A2: For projects with more than two cash flows, the IRR equation becomes a polynomial of degree greater than two, which cannot be solved algebraically. Therefore, iterative numerical methods, like the goal-seek approach used in this calculator, are necessary to find the discount rate that makes NPV zero.

Q3: What if the calculator doesn’t converge or gives an error?

A3: This can happen if the cash flows are highly unusual (e.g., all positive, or multiple sign changes), or if the initial guess is extremely far off, or if the maximum iterations are too low. Ensure your initial investment is negative and subsequent cash flows are generally positive for a typical investment. Try adjusting the initial guess, tolerance, or increasing the maximum iterations.

Q4: Can IRR be negative?

A4: Yes, IRR can be negative. A negative IRR indicates that the project is expected to lose money, meaning the present value of its costs exceeds the present value of its benefits even at a zero discount rate. Such projects are generally undesirable.

Q5: Is a higher IRR always better?

A5: Generally, a higher IRR is more attractive, as it signifies a higher expected rate of return. However, for mutually exclusive projects, a project with a lower IRR but a significantly higher NPV might be preferred, especially if the project sizes are very different. Always consider NPV alongside IRR.

Q6: What is a good initial IRR guess?

A6: A common initial guess is 0.1 (10%) or 0.05 (5%). For projects with very high expected returns, you might try a higher guess like 0.2 or 0.3. The goal-seek algorithm is robust enough that a precise guess isn’t strictly necessary, but a reasonable one can help it converge faster.
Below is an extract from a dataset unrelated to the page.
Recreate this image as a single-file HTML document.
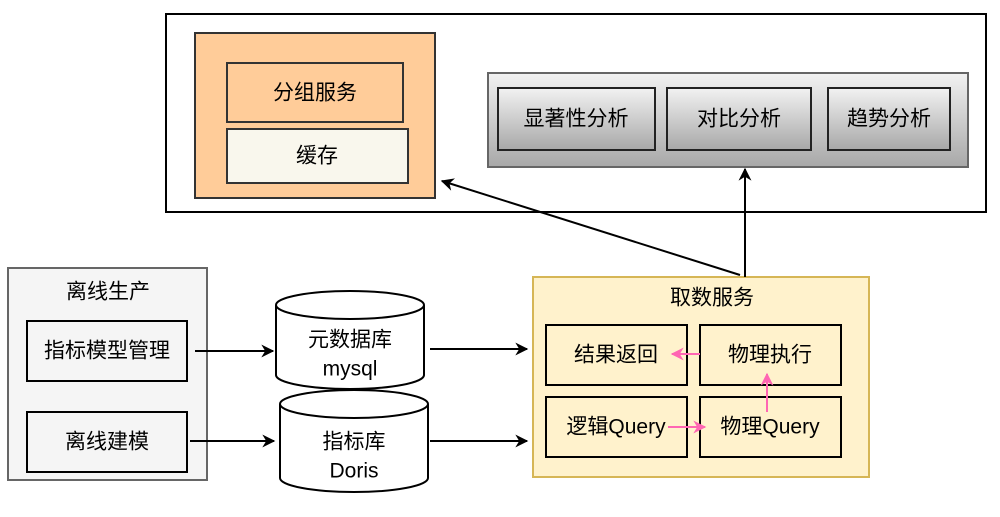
<!DOCTYPE html>
<html><head><meta charset="utf-8"><style>
body{margin:0;background:#fff;}
svg text{font-family:"Liberation Sans","Noto Sans CJK SC",sans-serif;font-size:21px;fill:#000;text-anchor:middle;dominant-baseline:central;}
</style></head><body>
<svg width="1000" height="512" viewBox="0 0 1000 512" xmlns="http://www.w3.org/2000/svg">
<defs>
<linearGradient id="g" x1="0" y1="0" x2="0" y2="1"><stop offset="0" stop-color="#f2f2f2"/><stop offset="1" stop-color="#a8a8a8"/></linearGradient>
<marker id="a" viewBox="0 0 10 10" refX="9" refY="5" markerWidth="13" markerHeight="13" orient="auto" markerUnits="userSpaceOnUse"><path d="M0,0 L10,5 L0,10 L3,5 z" fill="#000"/></marker>
<marker id="p" viewBox="0 0 10 10" refX="9" refY="5" markerWidth="13" markerHeight="13" orient="auto" markerUnits="userSpaceOnUse"><path d="M0,0 L10,5 L0,10 L3,5 z" fill="#ff66b3"/></marker>
</defs>
<rect x="166" y="14" width="820" height="198" fill="#fff" stroke="#000" stroke-width="2"/>
<rect x="195" y="33" width="240" height="165" fill="#ffcc99" stroke="#333" stroke-width="2"/>
<rect x="227" y="63" width="176" height="59" fill="#ffcc99" stroke="#333" stroke-width="2"/>
<text x="315" y="93">分组服务</text>
<rect x="227" y="129" width="181" height="54" fill="#f9f7ed" stroke="#333" stroke-width="2"/>
<text x="317" y="156">缓存</text>
<rect x="488" y="73" width="480" height="94" fill="url(#g)" stroke="#666" stroke-width="2"/>
<rect x="498" y="88" width="157" height="62" fill="url(#g)" stroke="#222" stroke-width="2"/>
<text x="576" y="119">显著性分析</text>
<rect x="667" y="88" width="144" height="62" fill="url(#g)" stroke="#222" stroke-width="2"/>
<text x="739" y="119">对比分析</text>
<rect x="828" y="88" width="122" height="62" fill="url(#g)" stroke="#222" stroke-width="2"/>
<text x="889" y="119">趋势分析</text>

<rect x="8" y="268" width="199" height="212" fill="#f5f5f5" stroke="#666" stroke-width="2"/>
<text x="108" y="292">离线生产</text>
<rect x="27" y="321" width="160" height="60" fill="#f5f5f5" stroke="#000" stroke-width="2"/>
<text x="107" y="351">指标模型管理</text>
<rect x="27" y="412" width="160" height="60" fill="#f5f5f5" stroke="#000" stroke-width="2"/>
<text x="107" y="442">离线建模</text>

<path d="M276,305 L276,375 A74,14 0 0 0 424,375 L424,305 A74,14 0 0 0 276,305 A74,14 0 0 0 424,305" fill="#fff" stroke="#000" stroke-width="2"/>
<text x="350" y="340">元数据库</text><text x="350" y="369">mysql</text>
<path d="M280,404 L280,478 A74,14 0 0 0 428,478 L428,404 A74,14 0 0 0 280,404 A74,14 0 0 0 428,404" fill="#fff" stroke="#000" stroke-width="2"/>
<text x="354" y="442">指标库</text><text x="354" y="471">Doris</text>

<rect x="533" y="277" width="336" height="200" fill="#fff2cc" stroke="#d6b656" stroke-width="2"/>
<text x="712" y="298">取数服务</text>
<rect x="546" y="325" width="141" height="60" fill="#fff2cc" stroke="#000" stroke-width="2"/>
<text x="616" y="355">结果返回</text>
<rect x="700" y="325" width="141" height="60" fill="#fff2cc" stroke="#000" stroke-width="2"/>
<text x="770" y="355">物理执行</text>
<rect x="546" y="397" width="141" height="60" fill="#fff2cc" stroke="#000" stroke-width="2"/>
<text x="616" y="427">逻辑Query</text>
<rect x="700" y="397" width="141" height="60" fill="#fff2cc" stroke="#000" stroke-width="2"/>
<text x="770" y="427">物理Query</text>
<line x1="700" y1="354" x2="672" y2="354" stroke="#ff66b3" stroke-width="2" marker-end="url(#p)"/>
<line x1="767" y1="412" x2="767" y2="374" stroke="#ff66b3" stroke-width="2" marker-end="url(#p)"/>
<line x1="668" y1="427" x2="705" y2="427" stroke="#ff66b3" stroke-width="2" marker-end="url(#p)"/>

<g stroke="#000" stroke-width="2" fill="none">
<line x1="195" y1="351" x2="273" y2="351" marker-end="url(#a)"/>
<line x1="190" y1="441" x2="274" y2="441" marker-end="url(#a)"/>
<line x1="430" y1="349" x2="527" y2="349" marker-end="url(#a)"/>
<line x1="430" y1="441" x2="527" y2="441" marker-end="url(#a)"/>
<line x1="745" y1="277" x2="745" y2="169" marker-end="url(#a)"/>
<line x1="740" y1="275" x2="442" y2="181" marker-end="url(#a)"/>
</g>
</svg>
</body></html>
Q7: How does the tolerance affect the result?

A7: The tolerance defines how close the calculated NPV must be to zero for the algorithm to stop. A smaller tolerance (e.g., 0.00001) will yield a more precise IRR but might require more iterations. A larger tolerance (e.g., 0.1) will be less precise but faster. For most financial analysis, 0.0001 is a good balance.

Q8: When should I use IRR versus other metrics?

A8: Use IRR when you want to know the percentage rate of return an investment is expected to yield, especially for comparing projects of similar scale. It’s intuitive for many decision-makers. However, for projects with non-conventional cash flows, or when comparing projects of vastly different sizes, NPV or Modified Internal Rate of Return (MIRR) might be more appropriate.